PROVIDED INFORMATION:
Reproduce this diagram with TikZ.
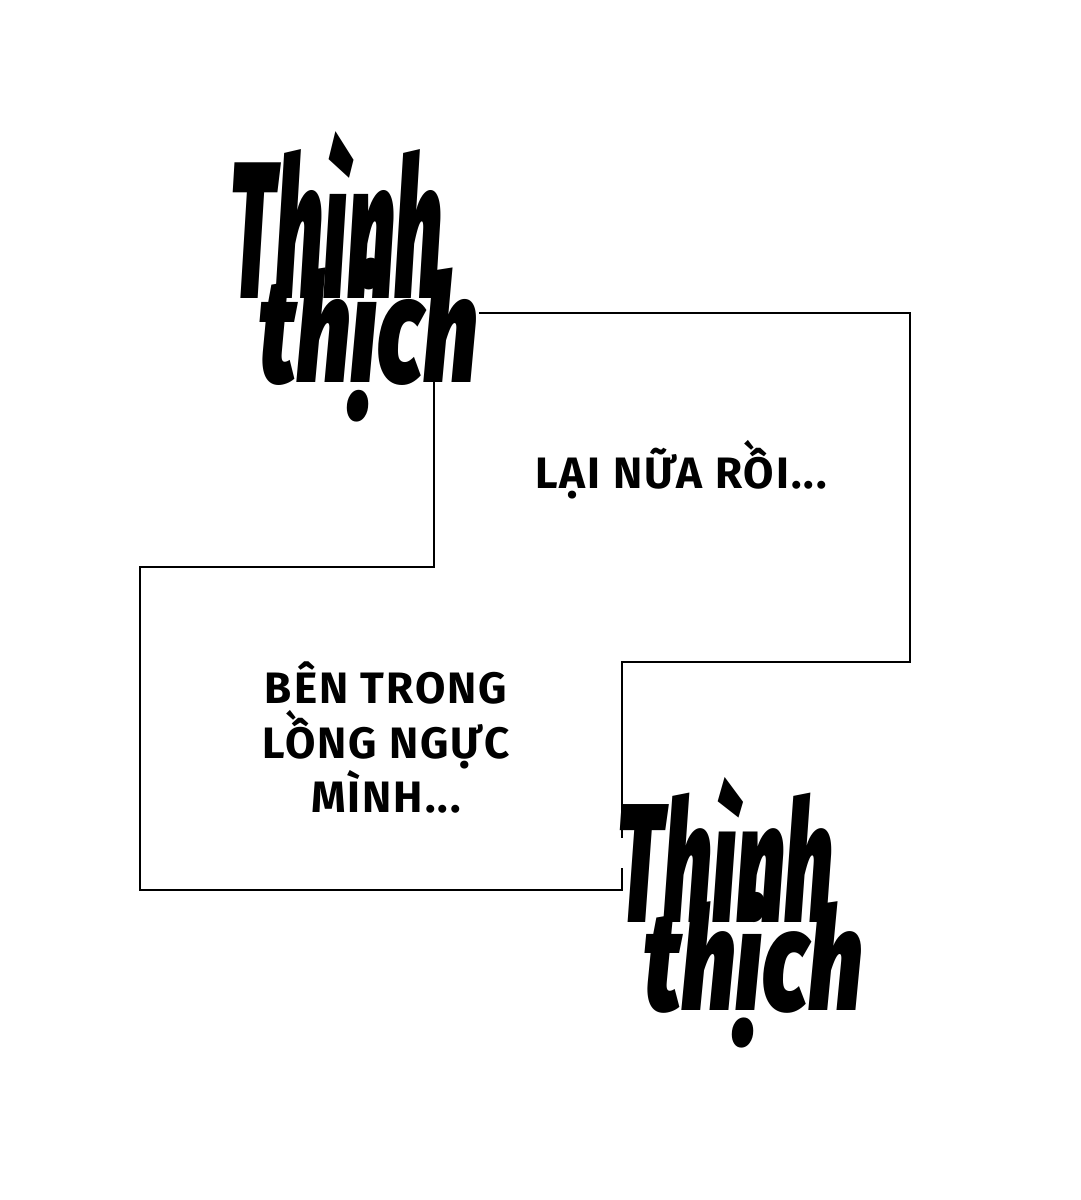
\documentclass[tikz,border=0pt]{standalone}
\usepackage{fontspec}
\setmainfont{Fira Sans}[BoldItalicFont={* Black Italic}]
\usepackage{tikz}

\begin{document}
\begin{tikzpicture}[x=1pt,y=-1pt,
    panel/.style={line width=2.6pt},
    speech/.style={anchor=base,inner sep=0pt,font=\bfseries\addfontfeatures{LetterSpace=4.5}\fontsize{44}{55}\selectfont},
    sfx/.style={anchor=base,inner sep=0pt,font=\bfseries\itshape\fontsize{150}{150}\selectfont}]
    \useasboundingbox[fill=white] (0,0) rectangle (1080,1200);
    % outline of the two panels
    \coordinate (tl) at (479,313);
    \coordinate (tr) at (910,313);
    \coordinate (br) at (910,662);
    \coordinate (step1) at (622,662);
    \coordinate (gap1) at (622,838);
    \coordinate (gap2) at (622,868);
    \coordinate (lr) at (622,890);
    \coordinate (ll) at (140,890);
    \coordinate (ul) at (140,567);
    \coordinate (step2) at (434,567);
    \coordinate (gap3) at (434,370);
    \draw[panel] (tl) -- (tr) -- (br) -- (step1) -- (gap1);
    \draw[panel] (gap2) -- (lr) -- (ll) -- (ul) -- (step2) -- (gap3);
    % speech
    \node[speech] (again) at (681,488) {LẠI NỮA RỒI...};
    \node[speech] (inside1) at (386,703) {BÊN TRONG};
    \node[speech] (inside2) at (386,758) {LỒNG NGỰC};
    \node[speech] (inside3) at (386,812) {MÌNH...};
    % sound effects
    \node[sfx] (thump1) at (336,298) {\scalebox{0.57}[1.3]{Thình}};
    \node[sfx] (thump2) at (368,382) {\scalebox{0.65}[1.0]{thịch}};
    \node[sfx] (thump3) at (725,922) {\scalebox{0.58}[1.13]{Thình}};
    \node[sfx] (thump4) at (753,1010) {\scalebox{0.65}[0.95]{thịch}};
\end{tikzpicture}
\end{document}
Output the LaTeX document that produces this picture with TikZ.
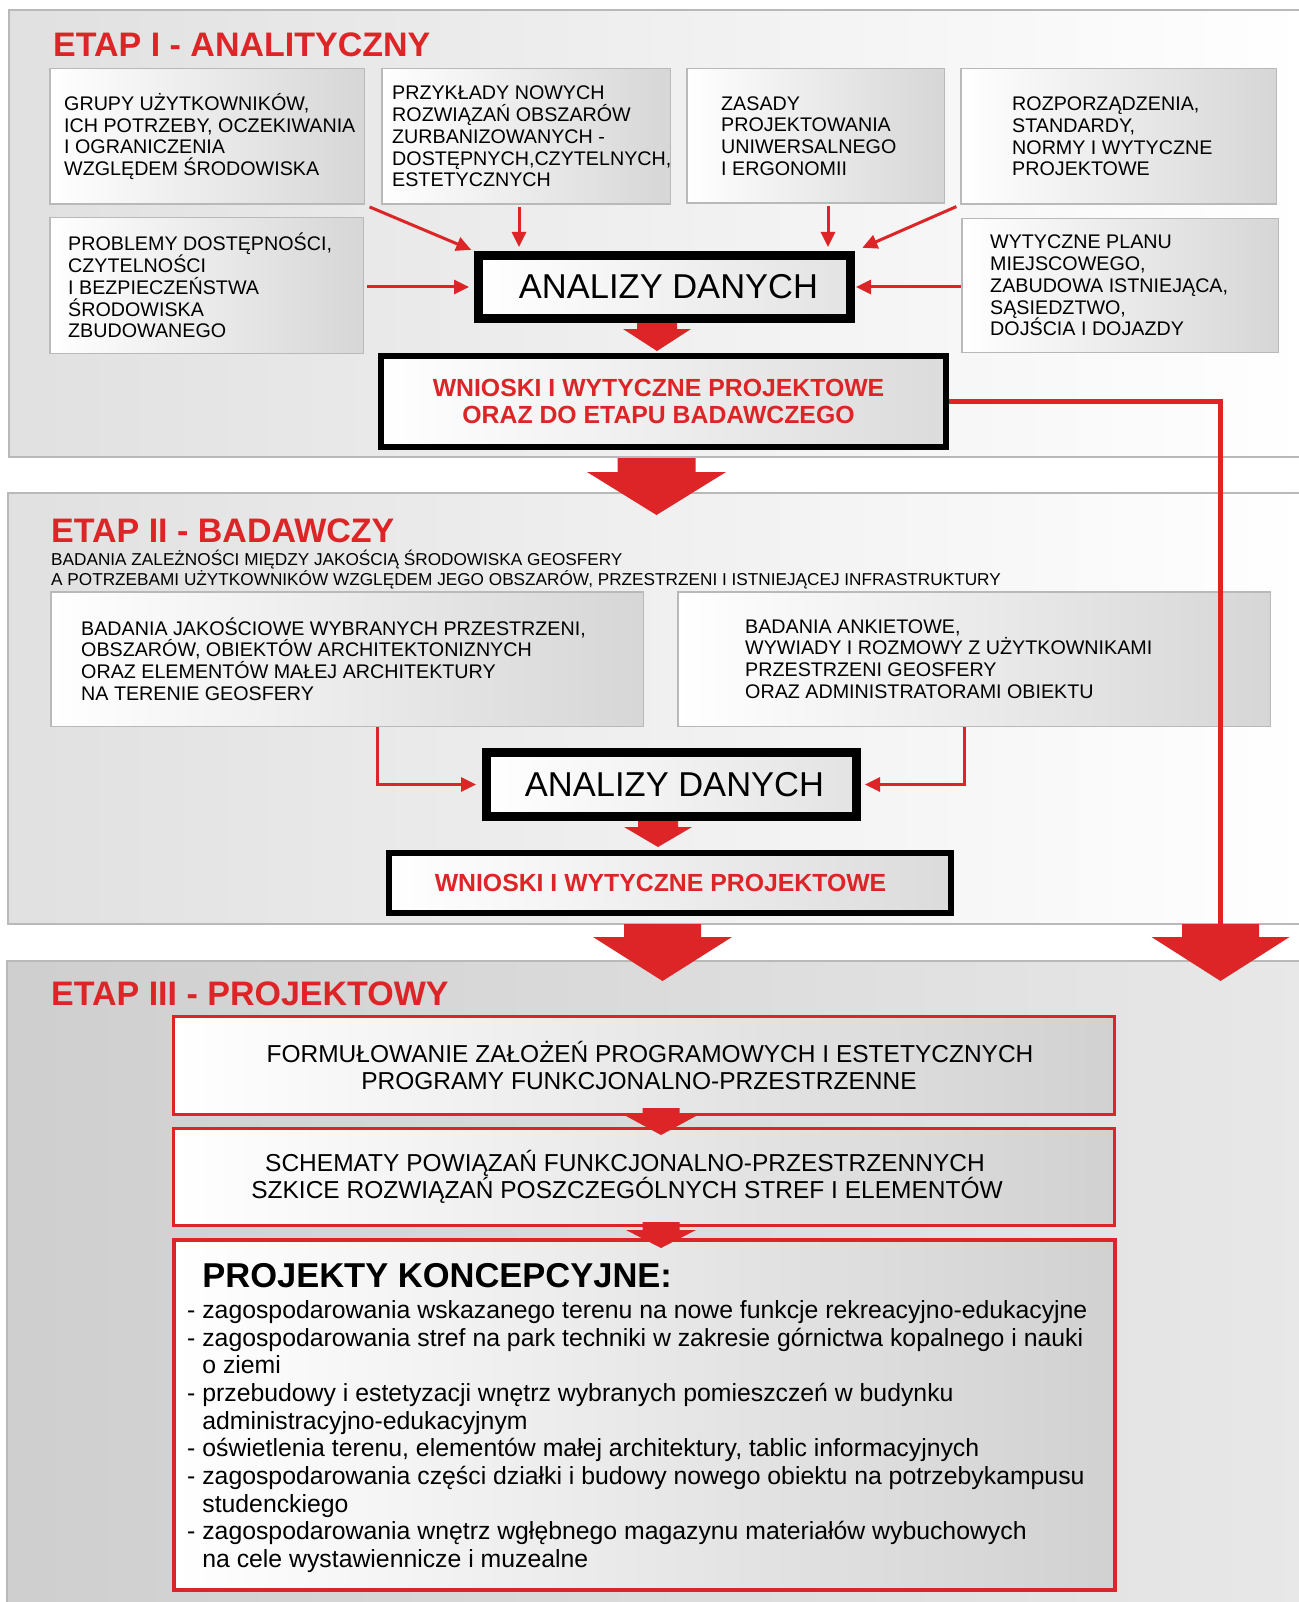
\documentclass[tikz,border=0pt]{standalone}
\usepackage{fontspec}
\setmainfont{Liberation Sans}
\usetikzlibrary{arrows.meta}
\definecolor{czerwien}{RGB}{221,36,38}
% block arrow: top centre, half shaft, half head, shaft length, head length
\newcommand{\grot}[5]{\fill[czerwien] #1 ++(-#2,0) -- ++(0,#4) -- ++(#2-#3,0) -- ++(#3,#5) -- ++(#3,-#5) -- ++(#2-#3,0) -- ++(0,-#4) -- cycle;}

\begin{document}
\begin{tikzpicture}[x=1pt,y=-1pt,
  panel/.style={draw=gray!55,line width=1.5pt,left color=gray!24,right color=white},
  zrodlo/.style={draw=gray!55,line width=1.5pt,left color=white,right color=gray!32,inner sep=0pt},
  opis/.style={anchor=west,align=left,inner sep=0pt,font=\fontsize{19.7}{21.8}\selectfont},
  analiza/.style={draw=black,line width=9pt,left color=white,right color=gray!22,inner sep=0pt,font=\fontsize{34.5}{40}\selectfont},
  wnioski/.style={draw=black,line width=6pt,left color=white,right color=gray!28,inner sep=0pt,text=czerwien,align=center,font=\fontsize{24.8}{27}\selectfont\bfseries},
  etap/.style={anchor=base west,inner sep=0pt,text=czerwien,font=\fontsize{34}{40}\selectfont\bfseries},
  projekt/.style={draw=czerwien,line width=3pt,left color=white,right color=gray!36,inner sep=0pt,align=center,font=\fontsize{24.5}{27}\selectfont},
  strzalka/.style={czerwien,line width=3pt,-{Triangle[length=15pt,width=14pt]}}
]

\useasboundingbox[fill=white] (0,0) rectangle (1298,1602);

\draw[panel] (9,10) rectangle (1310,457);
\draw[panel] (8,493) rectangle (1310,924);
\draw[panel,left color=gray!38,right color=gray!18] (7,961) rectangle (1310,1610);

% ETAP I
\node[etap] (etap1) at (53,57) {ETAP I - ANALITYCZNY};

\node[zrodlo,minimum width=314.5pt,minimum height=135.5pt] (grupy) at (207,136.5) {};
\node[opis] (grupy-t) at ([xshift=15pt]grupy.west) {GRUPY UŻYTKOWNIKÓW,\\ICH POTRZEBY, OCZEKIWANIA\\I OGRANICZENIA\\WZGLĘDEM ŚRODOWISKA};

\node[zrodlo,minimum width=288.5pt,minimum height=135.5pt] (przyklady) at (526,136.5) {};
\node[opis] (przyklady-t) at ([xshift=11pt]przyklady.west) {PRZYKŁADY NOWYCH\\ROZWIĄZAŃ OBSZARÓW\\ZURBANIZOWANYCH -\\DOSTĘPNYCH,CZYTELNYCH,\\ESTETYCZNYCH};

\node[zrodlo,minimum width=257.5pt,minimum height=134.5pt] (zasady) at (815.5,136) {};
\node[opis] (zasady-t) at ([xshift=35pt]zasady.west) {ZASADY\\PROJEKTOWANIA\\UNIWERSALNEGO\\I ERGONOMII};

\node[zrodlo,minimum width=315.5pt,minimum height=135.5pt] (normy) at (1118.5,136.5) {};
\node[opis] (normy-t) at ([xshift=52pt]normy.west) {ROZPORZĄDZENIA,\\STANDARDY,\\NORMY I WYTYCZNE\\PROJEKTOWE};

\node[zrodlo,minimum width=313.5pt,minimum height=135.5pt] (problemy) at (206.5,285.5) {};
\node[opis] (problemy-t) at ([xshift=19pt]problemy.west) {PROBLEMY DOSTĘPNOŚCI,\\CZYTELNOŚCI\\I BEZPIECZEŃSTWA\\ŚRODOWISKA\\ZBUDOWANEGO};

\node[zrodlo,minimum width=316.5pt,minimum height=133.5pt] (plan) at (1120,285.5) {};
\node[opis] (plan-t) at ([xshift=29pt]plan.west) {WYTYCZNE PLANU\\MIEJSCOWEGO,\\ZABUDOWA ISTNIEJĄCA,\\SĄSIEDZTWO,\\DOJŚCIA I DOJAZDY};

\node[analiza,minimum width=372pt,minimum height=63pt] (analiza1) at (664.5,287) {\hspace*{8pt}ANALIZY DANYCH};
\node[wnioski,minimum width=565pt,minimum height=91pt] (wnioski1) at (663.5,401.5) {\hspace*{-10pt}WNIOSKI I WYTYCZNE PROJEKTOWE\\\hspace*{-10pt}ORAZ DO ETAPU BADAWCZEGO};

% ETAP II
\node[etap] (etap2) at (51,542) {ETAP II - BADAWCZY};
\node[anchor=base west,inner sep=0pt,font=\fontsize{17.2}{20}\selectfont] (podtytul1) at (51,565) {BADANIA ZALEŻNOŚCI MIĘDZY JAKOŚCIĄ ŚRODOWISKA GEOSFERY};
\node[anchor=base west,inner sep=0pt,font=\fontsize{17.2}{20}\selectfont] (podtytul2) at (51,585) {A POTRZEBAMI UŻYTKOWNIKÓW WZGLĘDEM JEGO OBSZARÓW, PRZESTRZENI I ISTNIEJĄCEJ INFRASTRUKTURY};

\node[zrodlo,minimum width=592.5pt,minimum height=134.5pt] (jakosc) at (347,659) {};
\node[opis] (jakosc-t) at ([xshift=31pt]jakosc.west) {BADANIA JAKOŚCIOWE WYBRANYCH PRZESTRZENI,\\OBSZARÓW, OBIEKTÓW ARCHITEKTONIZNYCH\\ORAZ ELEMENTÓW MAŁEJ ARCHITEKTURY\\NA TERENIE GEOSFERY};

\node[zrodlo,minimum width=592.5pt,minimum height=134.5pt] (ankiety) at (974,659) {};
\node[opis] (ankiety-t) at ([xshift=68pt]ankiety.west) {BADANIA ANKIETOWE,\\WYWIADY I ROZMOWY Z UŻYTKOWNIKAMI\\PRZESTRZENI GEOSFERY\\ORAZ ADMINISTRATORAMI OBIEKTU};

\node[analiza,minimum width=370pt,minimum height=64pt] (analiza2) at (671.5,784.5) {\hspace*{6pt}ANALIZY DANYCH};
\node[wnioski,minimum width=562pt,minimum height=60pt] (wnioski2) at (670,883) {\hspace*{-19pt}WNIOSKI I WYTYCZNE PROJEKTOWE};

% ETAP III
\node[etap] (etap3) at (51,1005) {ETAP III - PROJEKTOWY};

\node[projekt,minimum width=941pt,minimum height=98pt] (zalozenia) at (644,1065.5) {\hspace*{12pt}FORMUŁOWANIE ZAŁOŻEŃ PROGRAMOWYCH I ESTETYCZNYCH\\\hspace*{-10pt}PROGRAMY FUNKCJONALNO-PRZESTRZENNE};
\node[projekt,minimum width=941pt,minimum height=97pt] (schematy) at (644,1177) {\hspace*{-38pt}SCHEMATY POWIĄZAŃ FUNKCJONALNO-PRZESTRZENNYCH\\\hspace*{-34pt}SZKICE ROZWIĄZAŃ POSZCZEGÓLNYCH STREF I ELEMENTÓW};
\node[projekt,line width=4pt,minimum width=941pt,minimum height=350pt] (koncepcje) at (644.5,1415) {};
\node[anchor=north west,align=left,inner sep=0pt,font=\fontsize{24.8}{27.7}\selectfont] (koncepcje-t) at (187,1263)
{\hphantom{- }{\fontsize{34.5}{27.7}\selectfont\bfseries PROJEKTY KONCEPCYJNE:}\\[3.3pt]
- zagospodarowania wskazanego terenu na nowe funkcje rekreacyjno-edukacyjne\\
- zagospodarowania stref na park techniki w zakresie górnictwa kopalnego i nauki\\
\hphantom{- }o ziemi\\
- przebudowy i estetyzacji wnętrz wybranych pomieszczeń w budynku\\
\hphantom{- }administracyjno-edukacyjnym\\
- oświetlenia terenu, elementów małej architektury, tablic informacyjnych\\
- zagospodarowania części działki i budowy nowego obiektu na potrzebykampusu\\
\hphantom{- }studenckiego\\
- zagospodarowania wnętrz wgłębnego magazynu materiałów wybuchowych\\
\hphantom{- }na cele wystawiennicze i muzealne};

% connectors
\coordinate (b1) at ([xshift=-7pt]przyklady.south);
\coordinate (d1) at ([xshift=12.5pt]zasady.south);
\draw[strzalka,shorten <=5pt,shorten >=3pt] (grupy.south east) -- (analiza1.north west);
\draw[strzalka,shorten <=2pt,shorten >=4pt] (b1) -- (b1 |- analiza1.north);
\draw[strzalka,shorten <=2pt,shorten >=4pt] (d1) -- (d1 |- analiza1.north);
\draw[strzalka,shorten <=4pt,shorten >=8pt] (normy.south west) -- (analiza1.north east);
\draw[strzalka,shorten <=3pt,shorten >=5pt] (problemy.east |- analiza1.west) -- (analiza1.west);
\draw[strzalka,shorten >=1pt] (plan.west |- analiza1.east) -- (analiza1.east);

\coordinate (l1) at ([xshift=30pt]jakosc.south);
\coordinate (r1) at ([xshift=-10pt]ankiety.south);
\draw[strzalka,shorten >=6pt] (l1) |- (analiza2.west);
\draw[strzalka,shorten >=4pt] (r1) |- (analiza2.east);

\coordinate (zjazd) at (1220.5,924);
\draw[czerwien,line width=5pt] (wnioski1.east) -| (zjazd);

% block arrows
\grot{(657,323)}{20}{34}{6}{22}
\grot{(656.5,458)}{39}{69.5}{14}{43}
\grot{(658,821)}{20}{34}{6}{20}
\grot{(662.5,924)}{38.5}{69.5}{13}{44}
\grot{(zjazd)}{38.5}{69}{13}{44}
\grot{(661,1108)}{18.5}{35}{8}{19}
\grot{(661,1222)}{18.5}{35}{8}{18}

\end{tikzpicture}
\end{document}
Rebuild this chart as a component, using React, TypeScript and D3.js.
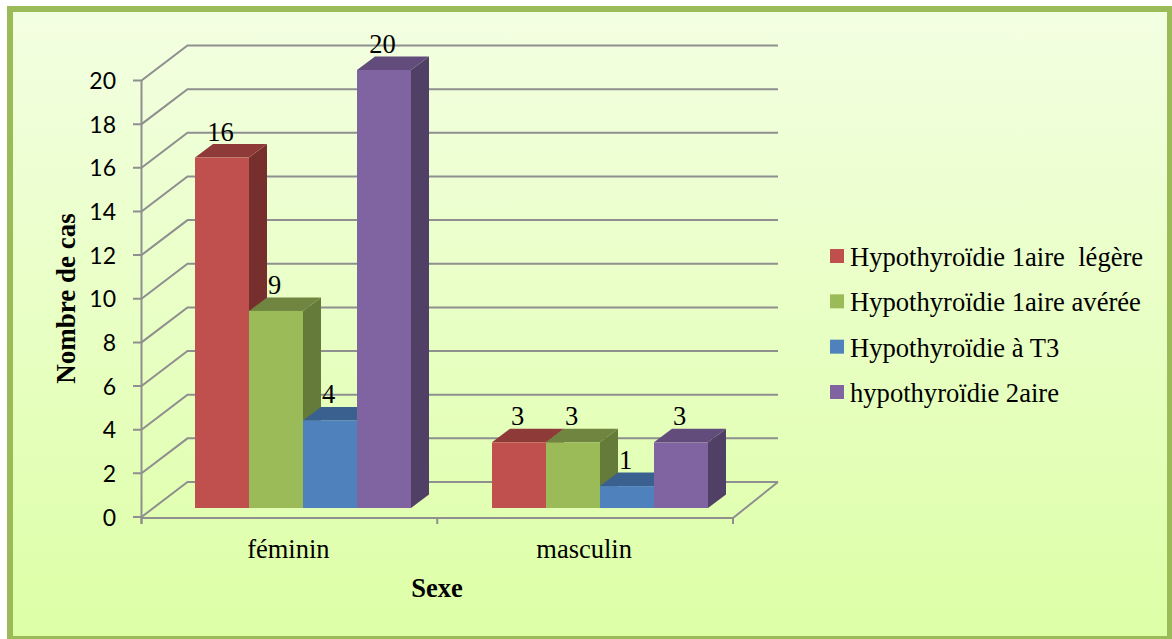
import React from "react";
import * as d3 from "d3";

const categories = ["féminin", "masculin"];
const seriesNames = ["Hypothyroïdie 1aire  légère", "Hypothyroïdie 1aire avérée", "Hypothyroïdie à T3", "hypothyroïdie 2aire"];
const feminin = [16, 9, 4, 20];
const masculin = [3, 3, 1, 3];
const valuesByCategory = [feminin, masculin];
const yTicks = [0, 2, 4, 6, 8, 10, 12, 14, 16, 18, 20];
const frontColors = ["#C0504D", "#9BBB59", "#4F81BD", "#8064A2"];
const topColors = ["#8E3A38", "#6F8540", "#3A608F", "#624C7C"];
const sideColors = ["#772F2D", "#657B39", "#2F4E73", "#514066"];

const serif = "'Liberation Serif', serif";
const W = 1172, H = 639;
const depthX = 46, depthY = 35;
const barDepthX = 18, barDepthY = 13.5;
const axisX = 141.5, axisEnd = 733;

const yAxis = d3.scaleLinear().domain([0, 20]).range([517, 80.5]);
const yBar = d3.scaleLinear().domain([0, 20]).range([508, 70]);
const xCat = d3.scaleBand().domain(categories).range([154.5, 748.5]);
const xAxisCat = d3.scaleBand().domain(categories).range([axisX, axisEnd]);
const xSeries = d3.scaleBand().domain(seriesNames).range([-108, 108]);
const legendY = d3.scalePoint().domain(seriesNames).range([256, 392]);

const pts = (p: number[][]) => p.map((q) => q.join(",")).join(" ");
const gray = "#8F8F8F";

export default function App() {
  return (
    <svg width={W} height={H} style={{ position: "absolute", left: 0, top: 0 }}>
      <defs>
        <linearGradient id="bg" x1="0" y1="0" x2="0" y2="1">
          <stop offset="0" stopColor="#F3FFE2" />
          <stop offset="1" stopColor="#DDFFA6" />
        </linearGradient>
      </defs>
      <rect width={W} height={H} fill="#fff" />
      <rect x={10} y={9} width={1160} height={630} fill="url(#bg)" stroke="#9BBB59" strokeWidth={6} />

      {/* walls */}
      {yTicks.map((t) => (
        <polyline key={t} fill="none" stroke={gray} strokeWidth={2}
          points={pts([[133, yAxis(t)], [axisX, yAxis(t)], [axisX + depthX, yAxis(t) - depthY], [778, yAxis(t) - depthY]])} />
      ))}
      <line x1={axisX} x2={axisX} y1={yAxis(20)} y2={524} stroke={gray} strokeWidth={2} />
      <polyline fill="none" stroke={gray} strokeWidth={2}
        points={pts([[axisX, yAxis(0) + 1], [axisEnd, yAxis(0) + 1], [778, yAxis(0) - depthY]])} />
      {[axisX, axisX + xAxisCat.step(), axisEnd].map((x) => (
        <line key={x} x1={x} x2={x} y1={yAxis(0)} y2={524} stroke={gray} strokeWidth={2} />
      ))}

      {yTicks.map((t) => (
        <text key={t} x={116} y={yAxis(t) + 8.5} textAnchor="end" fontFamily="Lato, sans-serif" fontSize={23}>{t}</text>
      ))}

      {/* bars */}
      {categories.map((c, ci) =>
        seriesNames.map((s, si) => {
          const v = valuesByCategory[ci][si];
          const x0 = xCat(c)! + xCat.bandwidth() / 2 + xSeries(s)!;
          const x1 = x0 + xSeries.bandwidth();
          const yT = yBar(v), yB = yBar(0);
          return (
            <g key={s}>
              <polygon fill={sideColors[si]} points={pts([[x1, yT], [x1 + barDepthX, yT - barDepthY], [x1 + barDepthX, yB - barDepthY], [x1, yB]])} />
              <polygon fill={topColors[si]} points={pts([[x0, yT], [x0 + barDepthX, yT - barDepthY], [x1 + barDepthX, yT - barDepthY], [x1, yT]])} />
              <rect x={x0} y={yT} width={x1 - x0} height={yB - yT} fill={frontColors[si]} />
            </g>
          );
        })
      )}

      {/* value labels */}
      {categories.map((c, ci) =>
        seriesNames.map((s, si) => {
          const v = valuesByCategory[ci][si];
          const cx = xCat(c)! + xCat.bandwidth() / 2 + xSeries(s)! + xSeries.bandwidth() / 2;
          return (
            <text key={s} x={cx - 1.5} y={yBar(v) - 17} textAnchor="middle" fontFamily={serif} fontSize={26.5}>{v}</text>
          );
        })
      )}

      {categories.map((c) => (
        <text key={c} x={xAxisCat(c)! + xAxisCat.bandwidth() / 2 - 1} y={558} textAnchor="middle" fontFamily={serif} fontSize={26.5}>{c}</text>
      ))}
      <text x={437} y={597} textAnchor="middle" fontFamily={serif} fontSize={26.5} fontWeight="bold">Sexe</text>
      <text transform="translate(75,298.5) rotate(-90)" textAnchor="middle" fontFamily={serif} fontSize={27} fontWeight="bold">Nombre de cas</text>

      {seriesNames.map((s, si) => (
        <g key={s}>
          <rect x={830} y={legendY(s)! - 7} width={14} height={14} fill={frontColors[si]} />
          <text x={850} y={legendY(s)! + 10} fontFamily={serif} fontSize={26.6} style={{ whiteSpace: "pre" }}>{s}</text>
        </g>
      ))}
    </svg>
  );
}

WHAT THIS TASK INVOLVES: Every line from the one containing "Rebuild this chart" to the one containing "import * as" should be output exactly, both ends included. Nothing else goes in, and no pictures either.

RESPONSE BELOW:
Rebuild this chart as a component, using React, TypeScript and D3.js.
import React from "react";
import * as d3 from "d3";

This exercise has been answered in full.